Jake est catholique, non pas qu’il soit spécialement convaincu par le sujet, plutôt une affaire de tradition familiale dirons-nous. Il cherche à se défaire de son profil de bagarreur, et préfère travailler dans le bâtiment plutôt que continuer son job consistant à saisir les endettés. Moins culpabilisant.
Chuckie est pour sa part protestant, le seul de la bande. Un balourd qui guette l’idée qui fera de lui son propre patron. Il trouve un filon efficace, entre escroqueries extravagantes et ficelles ultra capitalistes, qui le fait rapidement millionnaire.
Jake et Chuckie sont potes de tous les instants et compagnons de troquets à toute heure, inséparables malgré leurs appartenances religieuses divergentes. Car même si les croyances ne régissent pas leurs vies, Belfast brûle des convictions de ses habitants.
Pour Jake et Chuckie, la trentaine pleine de questionnements et de réflexions, c’est l’heure du bilan. Ils cherchent parfois leurs réponses dans des histoires de coeur. Chuckie rencontre Max, une américaine qui saura lui donner des ailes et qui considère Belfast bien plus tranquille que Brooklyn. Moins convaincant pour Jake qui a le don de s’engouffrer dans les pires histoires, ce qui n’arrange pas son coeur d’artichaut.
Un portrait saisissant de Belfast, brut, émouvant et politique, où les murs délabrés sont taggés de sigles en tout genre et où l’après-midi se termine au pub.
Jake et Chuckie, mais aussi Aoirghe, catholique aux idéaux républicains, Roche, genre de Gavroche irlandais, Peggy, la mère pas si banale de Chuckie, et bien d’autres. On s’attache à chacun d’entre eux et il devient bien difficile de refermer le livre.
Des vies qui se croisent sous la plume de Robert McLiam Wilson, sans misérabilisme mais avec beaucoup d’humour et une certaine acidité.
Une lecture que je ne saurais que trop vous recommander.
« A la maison, j’ai pris une douche, ignoré mon chat, mis mon costume et filé droit vers le supermarché. La fille qui avait le béguin pour moi y serait peut-être et je ne trouvais pas mieux. Je savais que j’étais triste, prêt à faire des courses dont je n’avais pas besoin pour retrouver une adolescente que je n’allais même pas draguer. J’étais triste, mais heureux ainsi.

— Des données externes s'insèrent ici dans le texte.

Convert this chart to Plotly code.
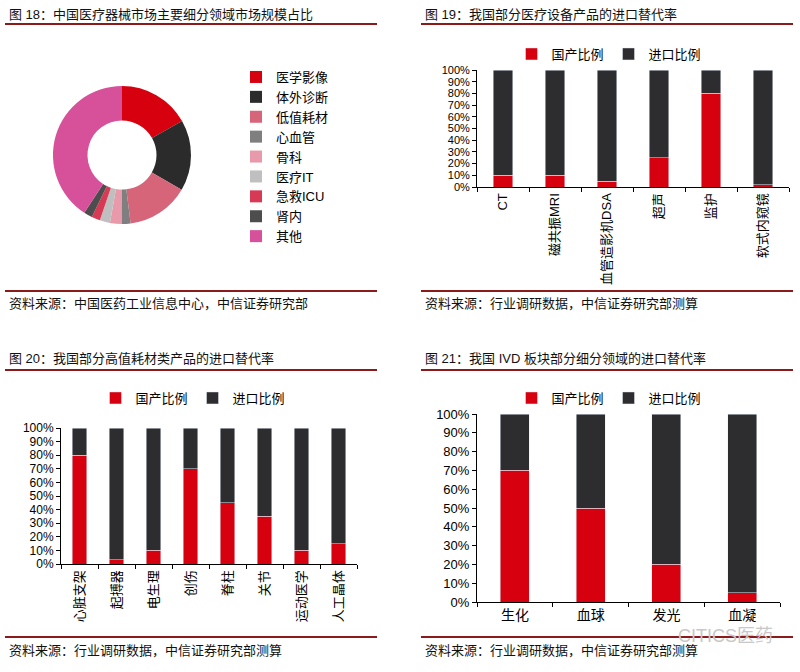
import plotly.graph_objects as go

W, H = 800, 672

FONT = "Liberation Sans, Noto Sans CJK SC, sans-serif"
RED = "#D7000F"
DARK = "#2D2D30"
RULE = "#8B1A1A"

# ---- data ----
pie_labels = ["医学影像", "体外诊断", "低值耗材", "心血管", "骨科", "医疗IT", "急救ICU", "肾内", "其他"]
pie_values = [16.8, 16.6, 14.6, 2.0, 2.8, 2.4, 2.0, 2.0, 40.8]
pie_colors = ["#D7000F", "#2B2B2B", "#D6657A", "#7F7F7F", "#E89AAB",
              "#BFBFBF", "#D63A55", "#4D4D4D", "#D6509A"]

equip_cats = ["CT", "磁共振MRI", "血管造影机DSA", "超声", "监护", "软式内窥镜"]
equip_domestic = [0.10, 0.10, 0.05, 0.25, 0.80, 0.02]
equip_import = [0.90, 0.90, 0.95, 0.75, 0.20, 0.98]

cons_cats = ["心脏支架", "起搏器", "电生理", "创伤", "脊柱", "关节", "运动医学", "人工晶体"]
cons_domestic = [0.80, 0.03, 0.10, 0.70, 0.45, 0.35, 0.10, 0.15]
cons_import = [0.20, 0.97, 0.90, 0.30, 0.55, 0.65, 0.90, 0.85]

ivd_cats = ["生化", "血球", "发光", "血凝"]
ivd_domestic = [0.70, 0.50, 0.20, 0.05]
ivd_import = [0.30, 0.50, 0.80, 0.95]

pct_ticks = [i / 10 for i in range(11)]

titles = [
    ("图 18：中国医疗器械市场主要细分领域市场规模占比", 7, 14),
    ("图 19：我国部分医疗设备产品的进口替代率", 423, 14),
    ("图 20：我国部分高值耗材类产品的进口替代率", 7, 358),
    ("图 21：我国 IVD 板块部分细分领域的进口替代率", 423, 358),
]
sources = [
    ("资料来源：中国医药工业信息中心，中信证券研究部", 7, 303),
    ("资料来源：行业调研数据，中信证券研究部测算", 423, 303),
    ("资料来源：行业调研数据，中信证券研究部测算", 7, 650),
    ("资料来源：行业调研数据，中信证券研究部测算", 423, 650),
]
# (x0, x1, y) in pixels
rules = [(5, 377, 24), (421, 793, 24), (5, 377, 291), (421, 793, 291),
         (5, 377, 370), (421, 793, 370), (5, 377, 637), (421, 793, 637)]


def fx(x):
    return x / W


def fy(y):
    return 1 - y / H


fig = go.Figure()

fig.add_trace(go.Pie(
    labels=pie_labels,
    values=pie_values,
    marker=dict(colors=pie_colors, line=dict(width=0)),
    hole=0.5,
    sort=False,
    direction="clockwise",
    rotation=0,
    textinfo="none",
    domain=dict(x=[fx(53), fx(191)], y=[fy(224), fy(86)]),
    legend="legend",
))

panels = [
    (equip_cats, equip_domestic, equip_import, "x", "y", "legend2"),
    (cons_cats, cons_domestic, cons_import, "x2", "y2", "legend3"),
    (ivd_cats, ivd_domestic, ivd_import, "x3", "y3", "legend4"),
]
for cats, dom, imp, xa, ya, lg in panels:
    fig.add_trace(go.Bar(x=cats, y=dom, name="国产比例", marker_color=RED,
                         xaxis=xa, yaxis=ya, legend=lg))
    fig.add_trace(go.Bar(x=cats, y=imp, name="进口比例", marker_color=DARK,
                         xaxis=xa, yaxis=ya, legend=lg))

axis_common = dict(
    showline=True, linecolor="black", linewidth=1,
    ticks="outside", ticklen=4, tickcolor="black",
    showgrid=False, zeroline=False, fixedrange=True, automargin=False,
    tickfont=dict(family=FONT, size=13, color="black"),
)
yaxis_common = dict(axis_common, range=[0, 1], tickvals=pct_ticks, tickformat=".0%")

bar_legend = dict(xanchor="center", yanchor="middle", orientation="h",
                  font=dict(size=13), itemwidth=30, traceorder="normal")

fig.update_layout(
    width=W, height=H,
    margin=dict(l=0, r=0, t=0, b=0, autoexpand=False),
    paper_bgcolor="white", plot_bgcolor="white",
    font=dict(family=FONT, size=13, color="black"),
    barmode="stack",
    bargap=0.62,
    xaxis=dict(axis_common, domain=[fx(477), fx(789)], anchor="y",
               tickson="boundaries", tickangle=-90),
    yaxis=dict(yaxis_common, domain=[fy(187), fy(70)], anchor="x",
               tickfont=dict(family=FONT, size=11, color="black")),
    xaxis2=dict(axis_common, domain=[fx(61), fx(357)], anchor="y2",
                tickson="boundaries", tickangle=-90),
    yaxis2=dict(yaxis_common, domain=[fy(564), fy(428)], anchor="x2",
                tickfont=dict(family=FONT, size=12, color="black")),
    xaxis3=dict(axis_common, domain=[fx(477), fx(780)], anchor="y3",
                tickson="boundaries", tickangle=0,
                tickfont=dict(family=FONT, size=14, color="black")),
    yaxis3=dict(yaxis_common, domain=[fy(602), fy(414)], anchor="x3"),
    legend=dict(x=fx(236), y=fy(62), xanchor="left", yanchor="top",
                orientation="v", font=dict(size=13), itemclick=False),
    legend2=dict(bar_legend, x=fx(609), y=fy(54)),
    legend3=dict(bar_legend, x=fx(193), y=fy(398)),
    legend4=dict(bar_legend, x=fx(609), y=fy(398)),
)

for text, x, y in titles + sources:
    fig.add_annotation(text=text, x=fx(x), y=fy(y), xref="paper", yref="paper",
                       xanchor="left", yanchor="middle", showarrow=False,
                       font=dict(family=FONT, size=13, color="#111111"))

for x0, x1, y in rules:
    fig.add_shape(type="line", xref="paper", yref="paper",
                  x0=fx(x0), x1=fx(x1), y0=fy(y), y1=fy(y),
                  line=dict(color=RULE, width=2))

# watermark
fig.add_annotation(text="CITICS医药", x=fx(775), y=fy(636), xref="paper", yref="paper",
                   xanchor="right", yanchor="middle", showarrow=False,
                   font=dict(family=FONT, size=18, color="#C8C8C8"))

fig.write_html("out.html", config={"displayModeBar": False},
               post_script="document.body.style.margin='0';")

J’ai racheté des champignons. Je n’arrivais pas à trouver autre chose. La fille qui avait le béguin pour moi n’était pas là. Mais je suis tombé amoureux. J’ai été servi par un gamin de dix-sept ans à l’ahurissante tignasse rousse et à l’acné invraisemblable, inégalable. C’était évidemment sa première semaine de boulot. Et il ne faisait rien correctement. Il marmonnait des paroles inaudibles et tout son visage rougissait au-dessus de son col de chemise. Il rougissait à la caisse, il rougissait devant les bananes, les baguettes et le fromage frais. Il rougissait infiniment plus que ma petite serveuse. Je ne crois pas qu’il rougissait à cause d’une quelconque passion pour moi. Quand il a tourné sa tête de rouquin, j’ai aperçu le sonotone niché juste derrière l’oreille, juste sous les cheveux. Ce gamin rougissait tout bonnement parce qu’il se considérait comme une mauvaise idée, une erreur colossale. Ça m’a donné envie d’embrasser son gros cou. Ça m’a donné envie de mourir d’amour. »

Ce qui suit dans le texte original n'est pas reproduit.